The Outsiders–This was one of those books that also found its way onto the naughty, banned books list for some time, which is probably why I picked it up. However, it introduced me to two things that have had a hold on me ever since–literary bad and/or brokenhearted boys from the wrong side of the tracks that I want to fix and Robert Frost. I kid you not, I must have read “Nothing Gold Can Stay” a thousand times as I read that book. (It didn’t hurt that there was a film version with such an extensive cast of cute boys ranging from Ralph Macchio to Patrick Swayze that it should have been illegal!) Greasers forever! ❤

The Hobbit–I think this one might have been one of the few books I literally read the cover off of as a kid. I simply couldn’t get enough of Bilbo and his retinue of dwarfs. The stone trolls, the Mirkwood elves, Smaug, Gandalf–these were my friends late at night when I couldn’t sleep. There was just something so entrancing about it. Bilbo was minding his own business in Bag End when the story starts; it just walks in and carries him along with it. In a way, you feel like Bilbo because you are also brought along for the ride. It’s good to see this one is also being made into a two part movie by Peter Jackson who I trust will do this gem of a book justice on the silver screen.


To Kill a Mockingbird–I’ve read this book dozens of times, taught it at least six times, and I never get tired of it. I seriously want to name my kid Atticus for the courtroom scene alone. (I went around for weeks after reading it using the phrase “unmitigated temerity” because I liked the way it sounded. Naturally, I had to look both words up before doing so.) It’s such a marvelously written book with a timeless story that it’s hard to leave it off any of my “Top # Lists.”The writing is clear and direct; there’s no mistaking what Lee wants to tell readers. However, there are lines that just make me smile each time I read them for their imagery-laden beauty. (The line in the opening paragraphs that always sticks in my mind is “Ladies bathed before noon, after their three-o’clock naps, and by nightfall were like soft teacakes with frostings of sweat and sweet talcum.”)

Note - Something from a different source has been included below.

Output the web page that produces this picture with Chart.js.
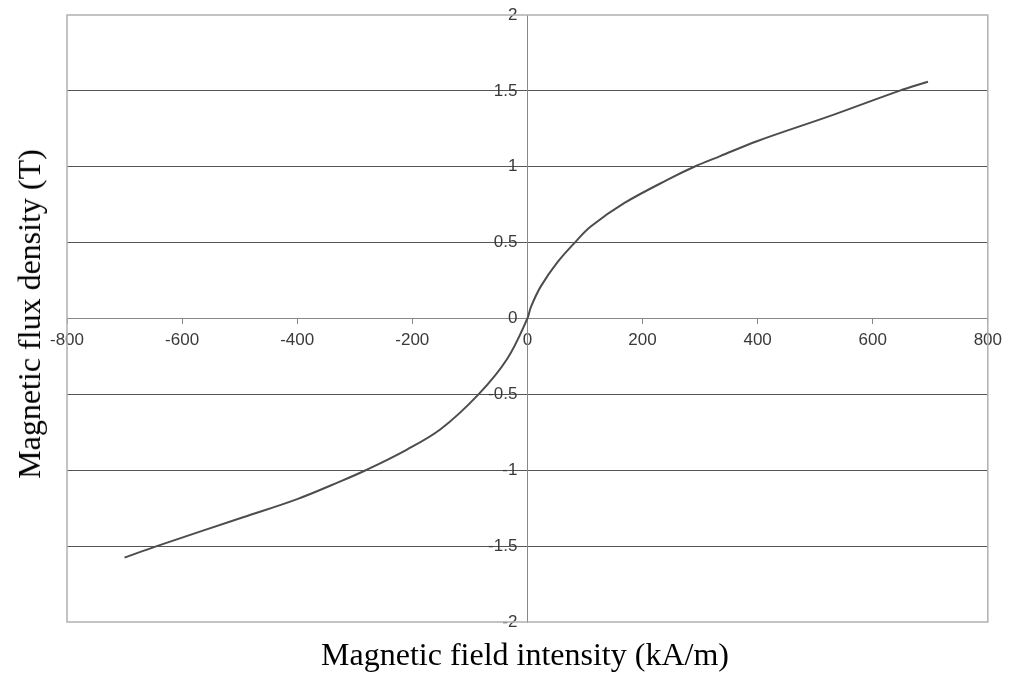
<!DOCTYPE html>
<html>
<head>
<meta charset="utf-8">
<script src="https://cdn.jsdelivr.net/npm/chart.js@4/dist/chart.umd.min.js"></script>
<style>
  html, body { margin: 0; padding: 0; background: #fff; }
  #wrap { position: relative; width: 1009px; height: 673px; }
  canvas { position: absolute; left: 0; top: 0; }
  .title { position: absolute; font-family: "Liberation Serif", "Times New Roman", serif; font-size: 32px; color: #000; white-space: nowrap; line-height: 1; }
  #xtitle { left: 525px; top: 638px; transform: translateX(-50%); }
  #ytitle { left: 29px; top: 314px; transform: translate(-50%, -50%) rotate(-90deg); }
</style>
</head>
<body>
<div id="wrap">
  <canvas id="c" width="1009" height="673"></canvas>
  <div class="title" id="xtitle">Magnetic field intensity (kA/m)</div>
  <div class="title" id="ytitle">Magnetic flux density (T)</div>
</div>
<script>
// Data (H in kA/m, B in T)
const fieldIntensity = [-700, -644, -494, -400, -326, -281, -210, -151, -85, -35, 0, 6, 23, 52, 84, 110, 168, 249, 290, 335, 400, 530, 646, 696];
const fluxDensity = [-1.575, -1.5, -1.31, -1.19, -1.075, -1.0, -0.865, -0.73, -0.5, -0.265, 0, 0.075, 0.21, 0.37, 0.507, 0.606, 0.76, 0.925, 1.0, 1.07, 1.17, 1.34, 1.5, 1.56];
const xTickValues = [-800, -600, -400, -200, 0, 200, 400, 600, 800];
const yTickValues = [-2, -1.5, -1, -0.5, 0, 0.5, 1, 1.5, 2];

const points = fieldIntensity.map((h, i) => ({ x: h, y: fluxDensity[i] }));

const frame = {
  id: 'frame',
  afterDraw(chart) {
    const { ctx, chartArea: a } = chart;
    ctx.save();
    ctx.strokeStyle = '#b0b0b0';
    ctx.lineWidth = 1.5;
    ctx.strokeRect(a.left, a.top, a.right - a.left, a.bottom - a.top);
    ctx.restore();
  }
};

const tickFont = { family: '"Liberation Sans", Arial, sans-serif', size: 17 };

new Chart(document.getElementById('c'), {
  type: 'scatter',
  data: {
    datasets: [{
      data: points,
      xAxisID: 'x',
      yAxisID: 'y',
      showLine: true,
      borderColor: '#4d4d4d',
      borderWidth: 2,
      pointRadius: 0,
      tension: 0.35,
      fill: false
    }]
  },
  options: {
    responsive: false,
    animation: false,
    devicePixelRatio: 1,
    layout: { padding: { left: 67, right: 20, top: 15, bottom: 51 } },
    plugins: { legend: { display: false }, tooltip: { enabled: false } },
    scales: {
      x: {
        type: 'linear',
        min: -800, max: 800,
        position: { y: 0 },
        afterBuildTicks: (s) => { s.ticks = xTickValues.map(v => ({ value: v })); },
        afterFit: (s) => { s.height = 0; },
        ticks: {
          callback: (v) => String(v),
          color: '#3a3a3a',
          font: tickFont,
          padding: 7,
          maxRotation: 0, autoSkip: false
        },
        grid: { display: true, drawOnChartArea: false, drawTicks: true, tickLength: 5, color: '#888' },
        border: { display: true, color: '#888', width: 1 }
      },
      y: {
        type: 'linear',
        min: -2, max: 2,
        position: { x: 0 },
        afterBuildTicks: (s) => { s.ticks = yTickValues.map(v => ({ value: v })); },
        afterFit: (s) => { s.width = 0; },
        ticks: { display: false },
        grid: {
          drawTicks: false,
          color: (c) => (c.tick && c.tick.value === 0) ? '#888' : (c.tick && Math.abs(c.tick.value) === 2 ? 'rgba(0,0,0,0)' : '#555'),
          lineWidth: 1
        },
        border: { display: true, color: '#888', width: 1 }
      },
      yLabels: {
        type: 'linear',
        axis: 'y',
        min: -2, max: 2,
        position: { x: -17.4 },
        afterBuildTicks: (s) => { s.ticks = yTickValues.map(v => ({ value: v })); },
        afterFit: (s) => { s.width = 0; },
        ticks: {
          callback: (v) => String(v),
          color: '#3a3a3a',
          font: tickFont,
          padding: 0,
          autoSkip: false
        },
        grid: { display: false, drawTicks: false },
        border: { display: false }
      }
    }
  },
  plugins: [frame]
});
</script>
</body>
</html>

The Gunslinger–“The man in black fled across the desert, and the gunslinger followed.” For me, it’s up there with the great first lines in literary history. I’m putting this one on here because I’ve read it ten or eleven times but also because it marked my entrance into “adult fiction.” I couldn’t believe my mom would let me read a Stephen King book when I was so young, but she did for some reason. I started stealing hers from that moment on. I fell head over heels for Roland Deschain and got to spend most of my adult life reading about his long journey to find the Man in Black and the elusive Dark Tower. (I’d like to say it was my generation’s Harry Potter, but not nearly as many kids dress up like Roland or Cuthbert for Halloween.) I think books one through four came out when I was a kid, book five when I was an undergraduate, and five through seven when I was in graduate school. As an English major, I’ve been taught to disembowel texts, to pick them over like a buffalo carcass on the prairie to glean every possible meaning and interpretation from them, and my growing skill with literary analysis was richly rewarded with these books. They are the thread that holds his entire literary universe together, crossing over at times into It and Salem’s Lot, and King himself (in one of the greatest postmodern literary achievements of all time) not only allows his characters to realize they are in fact characters, but also inserts himself as the author into the work! Perfectly cyclical, rich in design and detail, this has to be one of my favorite series of all time—right up there with Tolkien and Lewis.